* begin *
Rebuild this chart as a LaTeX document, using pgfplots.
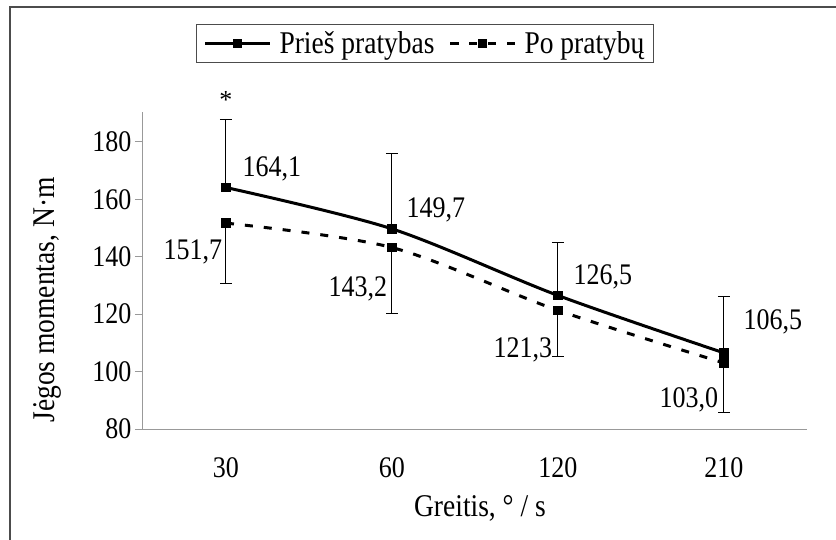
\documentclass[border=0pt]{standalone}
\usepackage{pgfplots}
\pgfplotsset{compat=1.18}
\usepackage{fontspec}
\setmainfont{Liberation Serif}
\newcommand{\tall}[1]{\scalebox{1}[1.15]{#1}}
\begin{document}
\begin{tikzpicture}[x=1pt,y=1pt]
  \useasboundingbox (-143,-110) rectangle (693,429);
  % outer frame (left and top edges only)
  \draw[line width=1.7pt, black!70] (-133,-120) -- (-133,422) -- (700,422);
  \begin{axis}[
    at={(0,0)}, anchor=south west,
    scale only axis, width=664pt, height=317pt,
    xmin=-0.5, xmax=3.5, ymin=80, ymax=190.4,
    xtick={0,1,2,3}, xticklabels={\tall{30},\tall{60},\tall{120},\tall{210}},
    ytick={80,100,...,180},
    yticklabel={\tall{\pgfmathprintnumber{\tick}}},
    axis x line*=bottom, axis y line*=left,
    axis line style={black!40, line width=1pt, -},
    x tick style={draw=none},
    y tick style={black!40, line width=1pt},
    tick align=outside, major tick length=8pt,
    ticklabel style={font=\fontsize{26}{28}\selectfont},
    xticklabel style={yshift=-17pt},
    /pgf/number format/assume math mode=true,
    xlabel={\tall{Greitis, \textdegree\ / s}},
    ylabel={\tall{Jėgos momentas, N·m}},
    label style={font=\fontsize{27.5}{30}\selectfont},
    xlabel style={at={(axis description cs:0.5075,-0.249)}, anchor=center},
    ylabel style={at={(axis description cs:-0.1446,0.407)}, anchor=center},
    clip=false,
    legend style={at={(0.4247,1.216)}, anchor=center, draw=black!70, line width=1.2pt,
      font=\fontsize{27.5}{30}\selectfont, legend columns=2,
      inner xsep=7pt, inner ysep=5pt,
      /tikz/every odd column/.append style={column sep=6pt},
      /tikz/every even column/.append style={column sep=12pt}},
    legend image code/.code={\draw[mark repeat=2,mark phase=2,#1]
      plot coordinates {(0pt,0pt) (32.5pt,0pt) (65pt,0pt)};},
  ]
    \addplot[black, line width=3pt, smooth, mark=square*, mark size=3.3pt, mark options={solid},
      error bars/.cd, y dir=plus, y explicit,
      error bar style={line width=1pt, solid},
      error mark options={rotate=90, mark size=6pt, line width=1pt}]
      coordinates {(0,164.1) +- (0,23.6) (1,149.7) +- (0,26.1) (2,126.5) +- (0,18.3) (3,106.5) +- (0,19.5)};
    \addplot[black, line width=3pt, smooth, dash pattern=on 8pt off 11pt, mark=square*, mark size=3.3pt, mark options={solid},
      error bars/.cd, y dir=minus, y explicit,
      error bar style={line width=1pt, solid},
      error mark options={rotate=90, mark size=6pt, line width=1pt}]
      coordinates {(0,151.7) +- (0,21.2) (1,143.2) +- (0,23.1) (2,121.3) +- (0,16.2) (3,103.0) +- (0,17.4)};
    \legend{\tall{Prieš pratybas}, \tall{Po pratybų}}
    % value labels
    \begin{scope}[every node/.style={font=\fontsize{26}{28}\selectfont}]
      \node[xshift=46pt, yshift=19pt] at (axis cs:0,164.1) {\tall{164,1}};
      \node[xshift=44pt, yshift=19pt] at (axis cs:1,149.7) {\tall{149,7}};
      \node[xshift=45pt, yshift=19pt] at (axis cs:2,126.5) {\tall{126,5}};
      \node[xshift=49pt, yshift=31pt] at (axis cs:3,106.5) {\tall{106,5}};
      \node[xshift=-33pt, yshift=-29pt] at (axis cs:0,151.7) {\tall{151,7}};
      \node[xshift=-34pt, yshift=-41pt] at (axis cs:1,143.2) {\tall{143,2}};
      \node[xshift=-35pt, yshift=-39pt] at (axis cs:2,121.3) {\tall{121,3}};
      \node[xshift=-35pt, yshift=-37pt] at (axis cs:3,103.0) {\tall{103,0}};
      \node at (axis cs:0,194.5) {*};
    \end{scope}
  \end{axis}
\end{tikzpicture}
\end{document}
* end *
• **WHAT YOU NEED TO DO**: Keep the pictures out of the copy and write out the data exactly as it stands.

• **SOLUTION BELOW**:
Rebuild this chart as a LaTeX document, using pgfplots.
\documentclass[border=0pt]{standalone}
\usepackage{pgfplots}
\pgfplotsset{compat=1.18}
\usepackage{fontspec}
\setmainfont{Liberation Serif}
\newcommand{\tall}[1]{\scalebox{1}[1.15]{#1}}
\begin{document}
\begin{tikzpicture}[x=1pt,y=1pt]
  \useasboundingbox (-143,-110) rectangle (693,429);
  % outer frame (left and top edges only)
  \draw[line width=1.7pt, black!70] (-133,-120) -- (-133,422) -- (700,422);
  \begin{axis}[
    at={(0,0)}, anchor=south west,
    scale only axis, width=664pt, height=317pt,
    xmin=-0.5, xmax=3.5, ymin=80, ymax=190.4,
    xtick={0,1,2,3}, xticklabels={\tall{30},\tall{60},\tall{120},\tall{210}},
    ytick={80,100,...,180},
    yticklabel={\tall{\pgfmathprintnumber{\tick}}},
    axis x line*=bottom, axis y line*=left,
    axis line style={black!40, line width=1pt, -},
    x tick style={draw=none},
    y tick style={black!40, line width=1pt},
    tick align=outside, major tick length=8pt,
    ticklabel style={font=\fontsize{26}{28}\selectfont},
    xticklabel style={yshift=-17pt},
    /pgf/number format/assume math mode=true,
    xlabel={\tall{Greitis, \textdegree\ / s}},
    ylabel={\tall{Jėgos momentas, N·m}},
    label style={font=\fontsize{27.5}{30}\selectfont},
    xlabel style={at={(axis description cs:0.5075,-0.249)}, anchor=center},
    ylabel style={at={(axis description cs:-0.1446,0.407)}, anchor=center},
    clip=false,
    legend style={at={(0.4247,1.216)}, anchor=center, draw=black!70, line width=1.2pt,
      font=\fontsize{27.5}{30}\selectfont, legend columns=2,
      inner xsep=7pt, inner ysep=5pt,
      /tikz/every odd column/.append style={column sep=6pt},
      /tikz/every even column/.append style={column sep=12pt}},
    legend image code/.code={\draw[mark repeat=2,mark phase=2,#1]
      plot coordinates {(0pt,0pt) (32.5pt,0pt) (65pt,0pt)};},
  ]
    \addplot[black, line width=3pt, smooth, mark=square*, mark size=3.3pt, mark options={solid},
      error bars/.cd, y dir=plus, y explicit,
      error bar style={line width=1pt, solid},
      error mark options={rotate=90, mark size=6pt, line width=1pt}]
      coordinates {(0,164.1) +- (0,23.6) (1,149.7) +- (0,26.1) (2,126.5) +- (0,18.3) (3,106.5) +- (0,19.5)};
    \addplot[black, line width=3pt, smooth, dash pattern=on 8pt off 11pt, mark=square*, mark size=3.3pt, mark options={solid},
      error bars/.cd, y dir=minus, y explicit,
      error bar style={line width=1pt, solid},
      error mark options={rotate=90, mark size=6pt, line width=1pt}]
      coordinates {(0,151.7) +- (0,21.2) (1,143.2) +- (0,23.1) (2,121.3) +- (0,16.2) (3,103.0) +- (0,17.4)};
    \legend{\tall{Prieš pratybas}, \tall{Po pratybų}}
    % value labels
    \begin{scope}[every node/.style={font=\fontsize{26}{28}\selectfont}]
      \node[xshift=46pt, yshift=19pt] at (axis cs:0,164.1) {\tall{164,1}};
      \node[xshift=44pt, yshift=19pt] at (axis cs:1,149.7) {\tall{149,7}};
      \node[xshift=45pt, yshift=19pt] at (axis cs:2,126.5) {\tall{126,5}};
      \node[xshift=49pt, yshift=31pt] at (axis cs:3,106.5) {\tall{106,5}};
      \node[xshift=-33pt, yshift=-29pt] at (axis cs:0,151.7) {\tall{151,7}};
      \node[xshift=-34pt, yshift=-41pt] at (axis cs:1,143.2) {\tall{143,2}};
      \node[xshift=-35pt, yshift=-39pt] at (axis cs:2,121.3) {\tall{121,3}};
      \node[xshift=-35pt, yshift=-37pt] at (axis cs:3,103.0) {\tall{103,0}};
      \node at (axis cs:0,194.5) {*};
    \end{scope}
  \end{axis}
\end{tikzpicture}
\end{document}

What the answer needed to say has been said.